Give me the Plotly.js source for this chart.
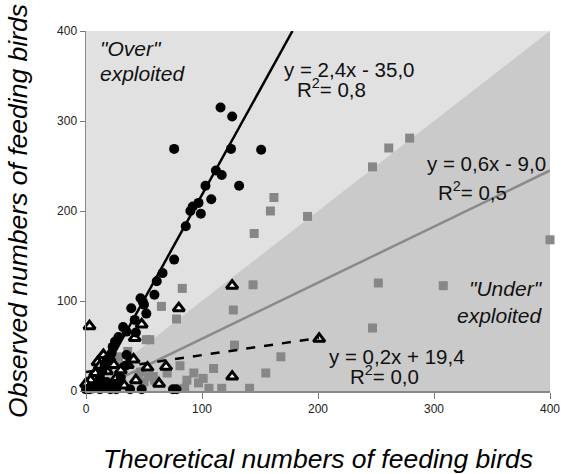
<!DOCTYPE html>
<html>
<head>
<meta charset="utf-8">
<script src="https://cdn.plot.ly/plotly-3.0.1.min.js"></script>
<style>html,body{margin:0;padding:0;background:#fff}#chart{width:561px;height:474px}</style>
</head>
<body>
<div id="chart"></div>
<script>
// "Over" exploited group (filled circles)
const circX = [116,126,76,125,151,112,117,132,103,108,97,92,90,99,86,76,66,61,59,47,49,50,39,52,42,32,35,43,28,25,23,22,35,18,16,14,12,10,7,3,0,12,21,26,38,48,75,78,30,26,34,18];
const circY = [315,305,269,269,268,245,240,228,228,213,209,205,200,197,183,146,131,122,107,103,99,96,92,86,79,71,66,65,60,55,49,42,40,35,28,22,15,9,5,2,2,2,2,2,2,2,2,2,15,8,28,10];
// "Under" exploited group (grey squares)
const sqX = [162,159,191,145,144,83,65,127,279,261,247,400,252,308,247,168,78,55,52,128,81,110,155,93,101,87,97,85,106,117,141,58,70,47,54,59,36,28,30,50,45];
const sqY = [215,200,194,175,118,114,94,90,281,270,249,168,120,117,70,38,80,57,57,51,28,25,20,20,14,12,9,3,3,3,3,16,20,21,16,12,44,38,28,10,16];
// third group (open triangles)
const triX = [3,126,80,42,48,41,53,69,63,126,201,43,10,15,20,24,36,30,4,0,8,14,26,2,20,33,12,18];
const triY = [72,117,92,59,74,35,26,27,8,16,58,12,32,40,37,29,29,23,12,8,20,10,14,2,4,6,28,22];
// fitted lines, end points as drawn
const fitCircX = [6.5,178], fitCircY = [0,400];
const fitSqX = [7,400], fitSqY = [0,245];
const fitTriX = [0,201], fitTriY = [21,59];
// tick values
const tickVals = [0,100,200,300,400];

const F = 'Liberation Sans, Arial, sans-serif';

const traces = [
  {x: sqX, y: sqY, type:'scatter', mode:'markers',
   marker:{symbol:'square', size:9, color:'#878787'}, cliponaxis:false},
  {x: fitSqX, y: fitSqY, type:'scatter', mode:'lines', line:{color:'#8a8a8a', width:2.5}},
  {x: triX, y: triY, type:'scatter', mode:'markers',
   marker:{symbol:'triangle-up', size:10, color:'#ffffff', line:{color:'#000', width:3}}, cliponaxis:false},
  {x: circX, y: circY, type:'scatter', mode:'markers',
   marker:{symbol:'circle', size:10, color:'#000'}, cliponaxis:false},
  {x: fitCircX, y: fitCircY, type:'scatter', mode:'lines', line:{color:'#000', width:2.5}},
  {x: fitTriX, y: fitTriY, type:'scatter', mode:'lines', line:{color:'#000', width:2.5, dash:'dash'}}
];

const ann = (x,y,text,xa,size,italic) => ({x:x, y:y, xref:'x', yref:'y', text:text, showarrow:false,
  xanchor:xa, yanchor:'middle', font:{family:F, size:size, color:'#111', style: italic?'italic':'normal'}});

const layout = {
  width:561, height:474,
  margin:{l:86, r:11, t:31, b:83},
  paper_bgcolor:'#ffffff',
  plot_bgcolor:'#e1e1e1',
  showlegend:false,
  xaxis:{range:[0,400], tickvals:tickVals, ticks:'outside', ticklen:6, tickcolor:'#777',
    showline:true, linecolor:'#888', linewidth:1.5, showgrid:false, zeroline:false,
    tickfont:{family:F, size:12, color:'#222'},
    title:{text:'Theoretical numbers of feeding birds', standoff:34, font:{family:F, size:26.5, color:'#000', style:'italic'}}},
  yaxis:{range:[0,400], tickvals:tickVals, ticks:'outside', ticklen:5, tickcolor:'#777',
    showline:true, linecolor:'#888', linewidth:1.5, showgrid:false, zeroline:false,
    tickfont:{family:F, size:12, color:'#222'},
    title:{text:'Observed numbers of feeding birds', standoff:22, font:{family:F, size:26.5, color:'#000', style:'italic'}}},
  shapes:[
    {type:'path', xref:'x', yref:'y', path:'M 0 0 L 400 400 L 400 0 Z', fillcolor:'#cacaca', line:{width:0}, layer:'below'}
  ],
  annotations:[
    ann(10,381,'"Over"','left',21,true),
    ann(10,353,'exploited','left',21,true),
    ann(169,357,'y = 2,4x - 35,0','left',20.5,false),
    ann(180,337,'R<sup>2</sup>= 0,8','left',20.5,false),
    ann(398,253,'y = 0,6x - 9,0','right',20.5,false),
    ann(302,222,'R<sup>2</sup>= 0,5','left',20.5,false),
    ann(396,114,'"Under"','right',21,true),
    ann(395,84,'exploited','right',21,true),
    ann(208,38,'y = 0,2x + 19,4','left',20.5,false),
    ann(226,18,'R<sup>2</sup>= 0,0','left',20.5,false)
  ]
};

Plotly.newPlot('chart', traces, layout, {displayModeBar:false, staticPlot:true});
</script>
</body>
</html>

----

TO BE DONE –
Write out exactly the opening lines of the data, stopping after the line that holds "const F = 'Liberation". Exclude pictures.

RESULT FOR THIS EXERCISE –
Give me the Plotly.js source for this chart.
<!DOCTYPE html>
<html>
<head>
<meta charset="utf-8">
<script src="https://cdn.plot.ly/plotly-3.0.1.min.js"></script>
<style>html,body{margin:0;padding:0;background:#fff}#chart{width:561px;height:474px}</style>
</head>
<body>
<div id="chart"></div>
<script>
// "Over" exploited group (filled circles)
const circX = [116,126,76,125,151,112,117,132,103,108,97,92,90,99,86,76,66,61,59,47,49,50,39,52,42,32,35,43,28,25,23,22,35,18,16,14,12,10,7,3,0,12,21,26,38,48,75,78,30,26,34,18];
const circY = [315,305,269,269,268,245,240,228,228,213,209,205,200,197,183,146,131,122,107,103,99,96,92,86,79,71,66,65,60,55,49,42,40,35,28,22,15,9,5,2,2,2,2,2,2,2,2,2,15,8,28,10];
// "Under" exploited group (grey squares)
const sqX = [162,159,191,145,144,83,65,127,279,261,247,400,252,308,247,168,78,55,52,128,81,110,155,93,101,87,97,85,106,117,141,58,70,47,54,59,36,28,30,50,45];
const sqY = [215,200,194,175,118,114,94,90,281,270,249,168,120,117,70,38,80,57,57,51,28,25,20,20,14,12,9,3,3,3,3,16,20,21,16,12,44,38,28,10,16];
// third group (open triangles)
const triX = [3,126,80,42,48,41,53,69,63,126,201,43,10,15,20,24,36,30,4,0,8,14,26,2,20,33,12,18];
const triY = [72,117,92,59,74,35,26,27,8,16,58,12,32,40,37,29,29,23,12,8,20,10,14,2,4,6,28,22];
// fitted lines, end points as drawn
const fitCircX = [6.5,178], fitCircY = [0,400];
const fitSqX = [7,400], fitSqY = [0,245];
const fitTriX = [0,201], fitTriY = [21,59];
// tick values
const tickVals = [0,100,200,300,400];

const F = 'Liberation Sans, Arial, sans-serif';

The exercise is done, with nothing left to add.